It used to be called the Freeway Series and it was as much a part of the Southland sports scene as Rams football and title fights at the Olympic Auditorium.
The Rams moved to St. Louis in 1995, however, and the Olympic played host to its final sporting event three years ago. And now the three-game spring training series between the Dodgers and Angels appears ready to fade away as well.
"I remember when I first came up, coming to this ballpark and there were 65,000 people here," Angels Manager Mike Scioscia, a former Dodgers catcher, said before his team played the Dodgers to a 2-2, 10-inning tie Thursday night before a crowd of 38,863 at Angel Stadium. "There probably was a little more fan interest just because the Angels and Dodgers were only going to meet if it was in a World Series. Now the fact that we play them during the season has taken a little of the bright light away from what the Freeway Series might have brought."
Indeed, the advent of interleague play a decade ago, which assures the teams will meet six times during the regular season, has stolen much of the thunder from the annual exhibition series, which dates to 1963.
And now, with the Dodgers moving their spring training base to Arizona next year, the Dodgers and Angels figure to face each other at least three more times in Cactus League play.
So if the Freeway Series does live on in Southern California it figures to be in abbreviated form, perhaps as a single exhibition, like this year, or as a two-game home-and-home series, said Angels spokesman Tim Mead.
"With interleague play, it loses some of its luster," said Dodgers Manager Joe Torre.
Of significance Thursday was the work of Angels right-hander Jon Garland, who held the Dodgers to an unearned run in five innings in his final preseason tuneup. For Garland, who will start the second game of the regular season Tuesday, the run is the only one he has allowed in his last 16 innings, a shot in the arm for a team missing its top two starting pitchers to injury.
The Dodgers, meanwhile, watched hobbled reliever Takashi Saito struggle through the fourth inning, his lone inning of work, by giving up two hard-hit balls, including Howie Kendrick's triple off the right-field wall.
By then the Angels had a 2-1 lead, courtesy of a two-run first-inning home run by Vladimir Guerrero, one of eight .300 hitters in their starting lineup.
The Dodgers took advantage of a passed ball and three consecutive singles, the last a run-scoring hit by Chin-lung Hu, to halve the lead in the second.
But they didn't get another man into scoring position until the eighth when James Loney drove in pinch-runner Ramon Martinez with a two-out double to tie the score.

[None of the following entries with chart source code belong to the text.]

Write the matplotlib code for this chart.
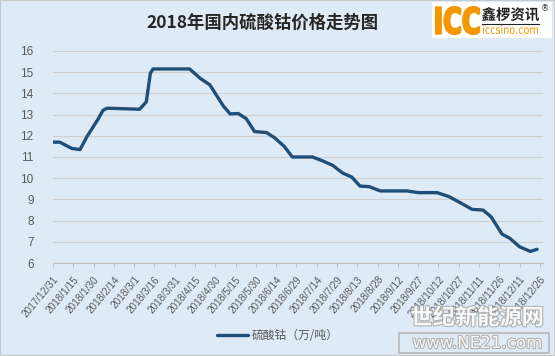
import matplotlib
matplotlib.use('Agg')
import matplotlib.pyplot as plt
import matplotlib.patheffects as pe
from matplotlib.textpath import TextPath
from matplotlib.patches import PathPatch
from matplotlib.font_manager import FontProperties
from matplotlib.transforms import Affine2D
from datetime import date, timedelta

plt.rcParams['font.family'] = ['Noto Sans CJK SC', 'DejaVu Sans']

# price of cobalt sulfate (10k yuan / ton)
dates = ['2017-12-31', '2018-01-05', '2018-01-14', '2018-01-20', '2018-01-25',
         '2018-02-02', '2018-02-06', '2018-02-09', '2018-03-05', '2018-03-10',
         '2018-03-13', '2018-03-15', '2018-04-11', '2018-04-19', '2018-04-26',
         '2018-05-01', '2018-05-06', '2018-05-11', '2018-05-17', '2018-05-23',
         '2018-05-29', '2018-06-07', '2018-06-13', '2018-06-20', '2018-06-26',
         '2018-07-04', '2018-07-11', '2018-07-19', '2018-07-26', '2018-08-02',
         '2018-08-09', '2018-08-15', '2018-08-22', '2018-08-30', '2018-09-19',
         '2018-09-27', '2018-10-11', '2018-10-20', '2018-10-28', '2018-11-06',
         '2018-11-14', '2018-11-20', '2018-11-28', '2018-12-04', '2018-12-11',
         '2018-12-19', '2018-12-24']
prices = [11.7, 11.7, 11.4, 11.35, 11.95,
          12.75, 13.2, 13.3, 13.25, 13.6,
          14.95, 15.15, 15.15, 14.7, 14.4,
          13.9, 13.4, 13.03, 13.05, 12.8,
          12.2, 12.15, 11.9, 11.5, 11.0,
          11.0, 11.0, 10.8, 10.6, 10.25,
          10.05, 9.63, 9.6, 9.4, 9.4,
          9.32, 9.32, 9.13, 8.85, 8.53,
          8.5, 8.18, 7.37, 7.16, 6.77,
          6.55, 6.65]

title = '2018年国内硫酸钴价格走势图'
series_name = '硫酸钴（万/吨）'
yticks = [6, 7, 8, 9, 10, 11, 12, 13, 14, 15, 16]

bg = '#DEEBF7'
line_color = '#1F4E79'
text_gray = '#595959'
orange = '#F39800'

x = [date.fromisoformat(d) for d in dates]
start = date(2017, 12, 31)
tick_dates = [start + timedelta(days=15 * i) for i in range(25)]
tick_labels = [f'{d.year}/{d.month}/{d.day}' for d in tick_dates]

fig = plt.figure(figsize=(5.55, 3.56), dpi=100, facecolor=bg)
fig.patches.append(plt.Rectangle((0, 0), 1, 1, transform=fig.transFigure,
                                 fill=False, edgecolor='#C8C8C8', lw=1.5))
ax = fig.add_axes([0.0955, 0.261, 0.882, 0.596])
ax.set_facecolor(bg)

ax.plot(x, prices, color=line_color, lw=2.4, solid_joinstyle='round',
        solid_capstyle='round', label=series_name, zorder=3)

ax.set_ylim(6, 16)
ax.set_yticks(yticks)
ax.set_xlim(start, start + timedelta(days=362))
ax.set_xticks(tick_dates)
ax.set_xticklabels(tick_labels, rotation=50, ha='right', rotation_mode='anchor',
                   fontsize=7.2, color=text_gray, family=['Liberation Sans'])
ax.tick_params(axis='y', length=0, labelsize=8.5, labelcolor=text_gray, pad=14)
ax.tick_params(axis='x', length=3, color='#BFBFBF', pad=5)
ax.grid(axis='y', color='#D0D0D0', lw=0.9)
ax.set_axisbelow(True)
for s in ['top', 'right', 'left']:
    ax.spines[s].set_visible(False)
ax.spines['bottom'].set_color('#BFBFBF')
for lab in ax.get_yticklabels():
    lab.set_family(['Liberation Sans'])

fig.text(0.472, 0.935, title, ha='center', va='center', fontsize=12.5,
         fontweight='bold', color='#262626')

# legend
leg = fig.legend(loc='center', bbox_to_anchor=(0.5, 0.058), frameon=False,
                 fontsize=8.5, handlelength=2.6, handletextpad=0.3)
for t in leg.get_texts():
    t.set_color(text_gray)


def fit_text(s, x0, y0, x1, y1, color, weight='bold', family='DejaVu Sans', lw=0):
    # draw text squeezed into a box given in figure pixels
    tp = TextPath((0, 0), s, size=1, prop=FontProperties(family=family, weight=weight))
    ext = tp.get_extents()
    tr = (Affine2D().translate(-ext.x0, -ext.y0)
          .scale((x1 - x0) / ext.width, (y1 - y0) / ext.height)
          .translate(x0, fig.bbox.height - y1))
    fig.patches.append(PathPatch(tp, transform=tr, facecolor=color,
                                 edgecolor=color if lw else 'none', lw=lw))


# logo box
fig.patches.append(plt.Rectangle((432 / 555, 1 - 38 / 356), 120 / 555, 36 / 356,
                                 transform=fig.transFigure, facecolor='white',
                                 edgecolor='none'))
fit_text('ICC', 436, 7, 479, 34, orange, lw=1.6)
fit_text('鑫椤资讯', 482, 7, 539, 21, '#222222', family='Noto Sans CJK SC')
fig.lines.append(plt.Line2D([482 / 555, 539 / 555], [1 - 23.5 / 356, 1 - 23.5 / 356],
                            transform=fig.transFigure, color='#222222', lw=0.8))
fit_text('iccsino.com', 483, 25, 538, 34, orange, weight='normal')
fig.text(545 / 555, 1 - 4 / 356, '®', ha='center', va='top', fontsize=6,
         color='#333333', family=['DejaVu Sans'])

# watermark
wm = [pe.withStroke(linewidth=1.5, foreground='#A8A8A8')]
fig.text(0.86, 1 - 318 / 356, '世纪新能源网', ha='center', va='center', fontsize=16,
         fontweight='bold', color='white', alpha=0.9, path_effects=wm)
fig.text(0.86, 1 - 343 / 356, 'www.NE21.com', ha='center', va='center', fontsize=12,
         color='white', alpha=0.9, family=['DejaVu Sans'], path_effects=wm)
fig.patches.append(plt.Rectangle((399 / 555, 1 - 353 / 356), 150 / 555, 20 / 356,
                                 transform=fig.transFigure, fill=False,
                                 edgecolor='#B8B8B8', lw=1.2))

fig.savefig('out.png', dpi=100, facecolor=bg)
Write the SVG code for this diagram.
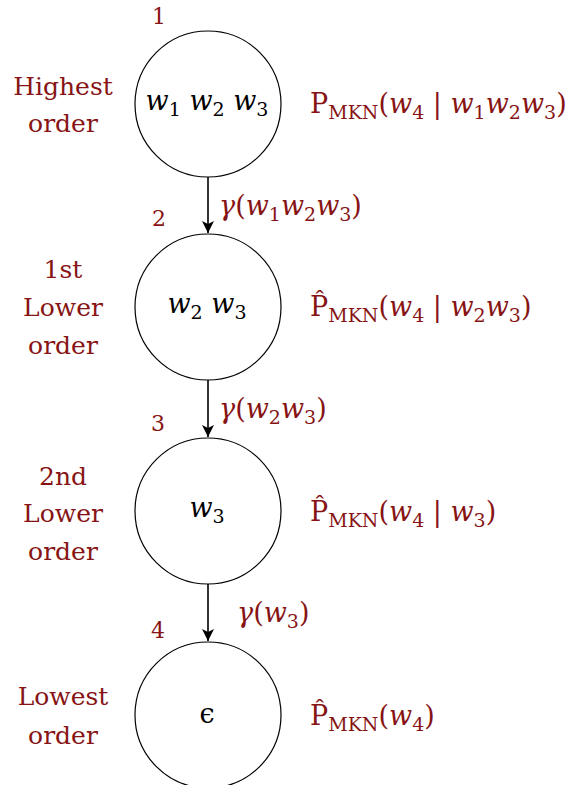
<svg xmlns="http://www.w3.org/2000/svg" width="573" height="785" viewBox="0 0 573 785">
<defs>
<style>
.lbl{font-family:"DejaVu Serif","Liberation Serif",serif;font-size:25px;fill:#871414}
.num{font-family:"DejaVu Serif","Liberation Serif",serif;font-size:22px;fill:#871414}
.m{font-family:"DejaVu Serif","Liberation Serif",serif;font-size:27px;fill:#871414}
.node{fill:#fff;stroke:#000;stroke-width:1.2}
.nt{font-family:"DejaVu Serif","Liberation Serif",serif;font-size:27px;fill:#000;text-anchor:middle}
.it{font-style:italic}
.sub{font-size:19px}
.mid{text-anchor:middle}
.edge{stroke:#000;stroke-width:1.6;fill:none}
</style>
<marker id="arr" markerWidth="12" markerHeight="14" refX="12" refY="7" orient="auto" markerUnits="userSpaceOnUse">
<path d="M0,1 L12,7 L0,13 L3,7 Z" fill="#000"/>
</marker>
</defs>
<rect width="573" height="785" fill="#fff"/>
<g id="connectors">
<line class="edge" x1="208" y1="177" x2="208" y2="233" marker-end="url(#arr)"/>
<line class="edge" x1="208" y1="380" x2="208" y2="437" marker-end="url(#arr)"/>
<line class="edge" x1="208" y1="584" x2="208" y2="641" marker-end="url(#arr)"/>
<text class="m" x="219" y="215"><tspan class="it">γ</tspan>(<tspan class="it">w</tspan><tspan class="sub" dy="6">1</tspan><tspan class="it" dy="-6">w</tspan><tspan class="sub" dy="6">2</tspan><tspan class="it" dy="-6">w</tspan><tspan class="sub" dy="6">3</tspan><tspan dy="-6">)</tspan></text>
<text class="m" x="219" y="418"><tspan class="it">γ</tspan>(<tspan class="it">w</tspan><tspan class="sub" dy="6">2</tspan><tspan class="it" dy="-6">w</tspan><tspan class="sub" dy="6">3</tspan><tspan dy="-6">)</tspan></text>
<text class="m" x="237" y="622"><tspan class="it">γ</tspan>(<tspan class="it">w</tspan><tspan class="sub" dy="6">3</tspan><tspan dy="-6">)</tspan></text>
</g>
<g id="node1">
<circle class="node" cx="208" cy="104" r="73"/>
<text class="nt" x="207" y="110"><tspan class="it">w</tspan><tspan class="sub" dy="6">1</tspan><tspan dy="-6"> </tspan><tspan class="it">w</tspan><tspan class="sub" dy="6">2</tspan><tspan dy="-6"> </tspan><tspan class="it">w</tspan><tspan class="sub" dy="6">3</tspan></text>
<text class="num" x="152" y="24">1</text>
<text class="lbl mid" x="63" y="95">Highest</text>
<text class="lbl mid" x="63" y="132">order</text>
<text class="m" x="310" y="113">P<tspan class="sub" dy="6">MKN</tspan><tspan dy="-6">(</tspan><tspan class="it">w</tspan><tspan class="sub" dy="6">4</tspan><tspan dy="-6"> | </tspan><tspan class="it">w</tspan><tspan class="sub" dy="6">1</tspan><tspan class="it" dy="-6">w</tspan><tspan class="sub" dy="6">2</tspan><tspan class="it" dy="-6">w</tspan><tspan class="sub" dy="6">3</tspan><tspan dy="-6">)</tspan></text>
</g>
<g id="node2">
<circle class="node" cx="208" cy="307" r="73"/>
<text class="nt" x="207" y="313"><tspan class="it">w</tspan><tspan class="sub" dy="6">2</tspan><tspan dy="-6"> </tspan><tspan class="it">w</tspan><tspan class="sub" dy="6">3</tspan></text>
<text class="num" x="152" y="226">2</text>
<text class="lbl mid" x="63" y="278">1st</text>
<text class="lbl mid" x="63" y="316">Lower</text>
<text class="lbl mid" x="63" y="354">order</text>
<text class="m" x="310" y="316">P̂<tspan class="sub" dy="6">MKN</tspan><tspan dy="-6">(</tspan><tspan class="it">w</tspan><tspan class="sub" dy="6">4</tspan><tspan dy="-6"> | </tspan><tspan class="it">w</tspan><tspan class="sub" dy="6">2</tspan><tspan class="it" dy="-6">w</tspan><tspan class="sub" dy="6">3</tspan><tspan dy="-6">)</tspan></text>
</g>
<g id="node3">
<circle class="node" cx="208" cy="511" r="73"/>
<text class="nt" x="207" y="517"><tspan class="it">w</tspan><tspan class="sub" dy="6">3</tspan></text>
<text class="num" x="151" y="431">3</text>
<text class="lbl mid" x="63" y="485">2nd</text>
<text class="lbl mid" x="63" y="522">Lower</text>
<text class="lbl mid" x="63" y="560">order</text>
<text class="m" x="310" y="521">P̂<tspan class="sub" dy="6">MKN</tspan><tspan dy="-6">(</tspan><tspan class="it">w</tspan><tspan class="sub" dy="6">4</tspan><tspan dy="-6"> | </tspan><tspan class="it">w</tspan><tspan class="sub" dy="6">3</tspan><tspan dy="-6">)</tspan></text>
</g>
<g id="node4">
<circle class="node" cx="208" cy="715" r="73"/>
<text class="nt" x="207" y="723">ϵ</text>
<text class="num" x="151" y="638">4</text>
<text class="lbl mid" x="63" y="705">Lowest</text>
<text class="lbl mid" x="63" y="744">order</text>
<text class="m" x="310" y="725">P̂<tspan class="sub" dy="6">MKN</tspan><tspan dy="-6">(</tspan><tspan class="it">w</tspan><tspan class="sub" dy="6">4</tspan><tspan dy="-6">)</tspan></text>
</g>
</svg>
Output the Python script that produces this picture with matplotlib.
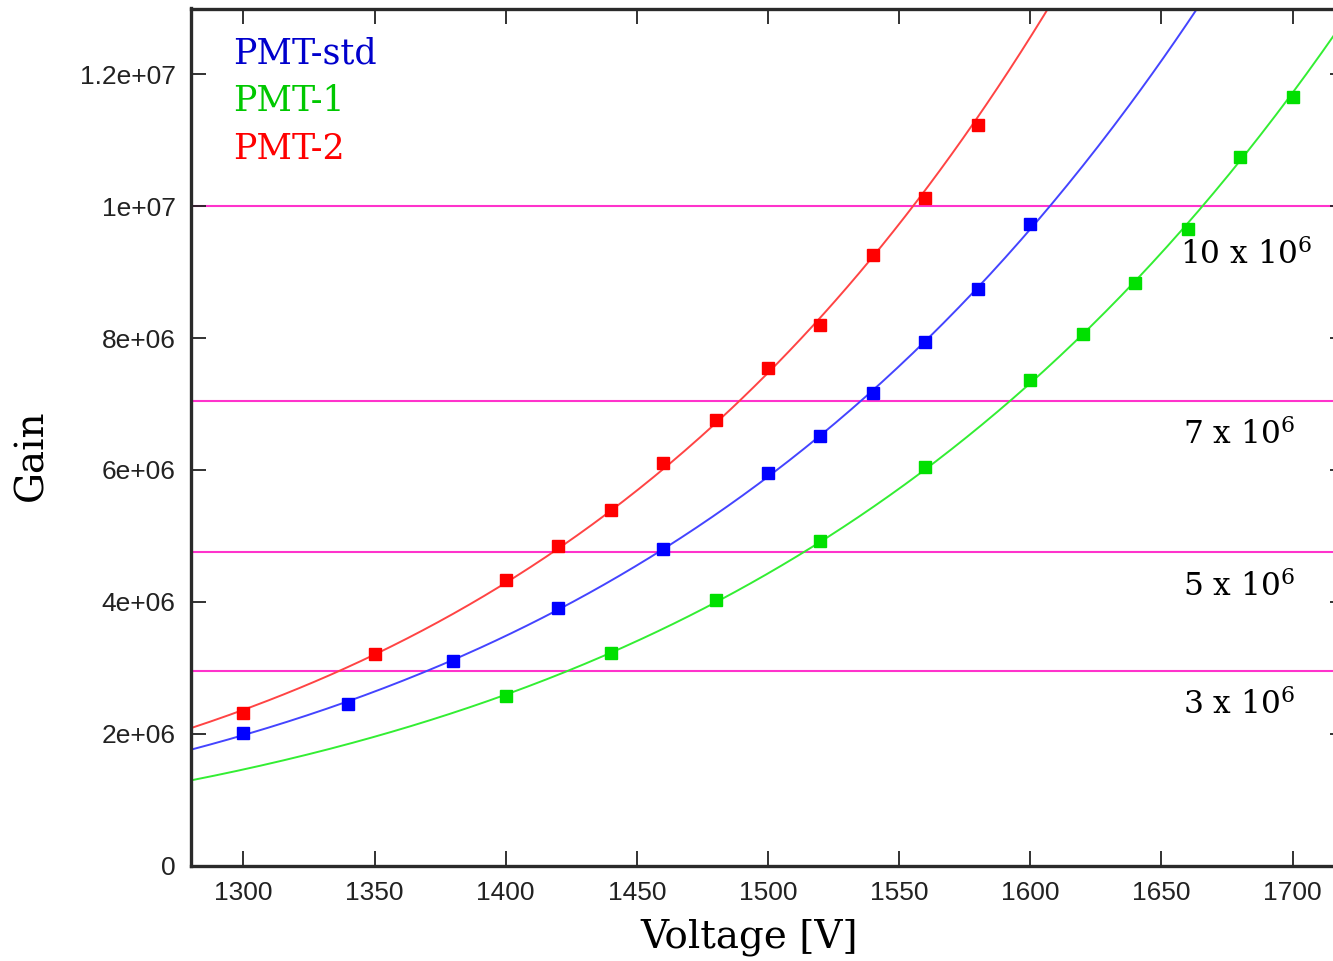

The game was called two innings later by mutual consent, leaving both teams with four ties this spring. In the Freeway Series there have been three ties in the last three years.
Rafael Furcal reached base four times for the Dodgers, walking twice and singling twice to raise his spring average to .365.
Outfielder Andre Ethier, locked in a battle with Juan Pierre for a starting job, had an outstanding night defensively, making a leaping catch at the wall and throwing out two runners, including the potential winning run at the plate in the eighth.
Pierre, meanwhile, went 0 for 5, leaving six runners on base and dropping his average to .179.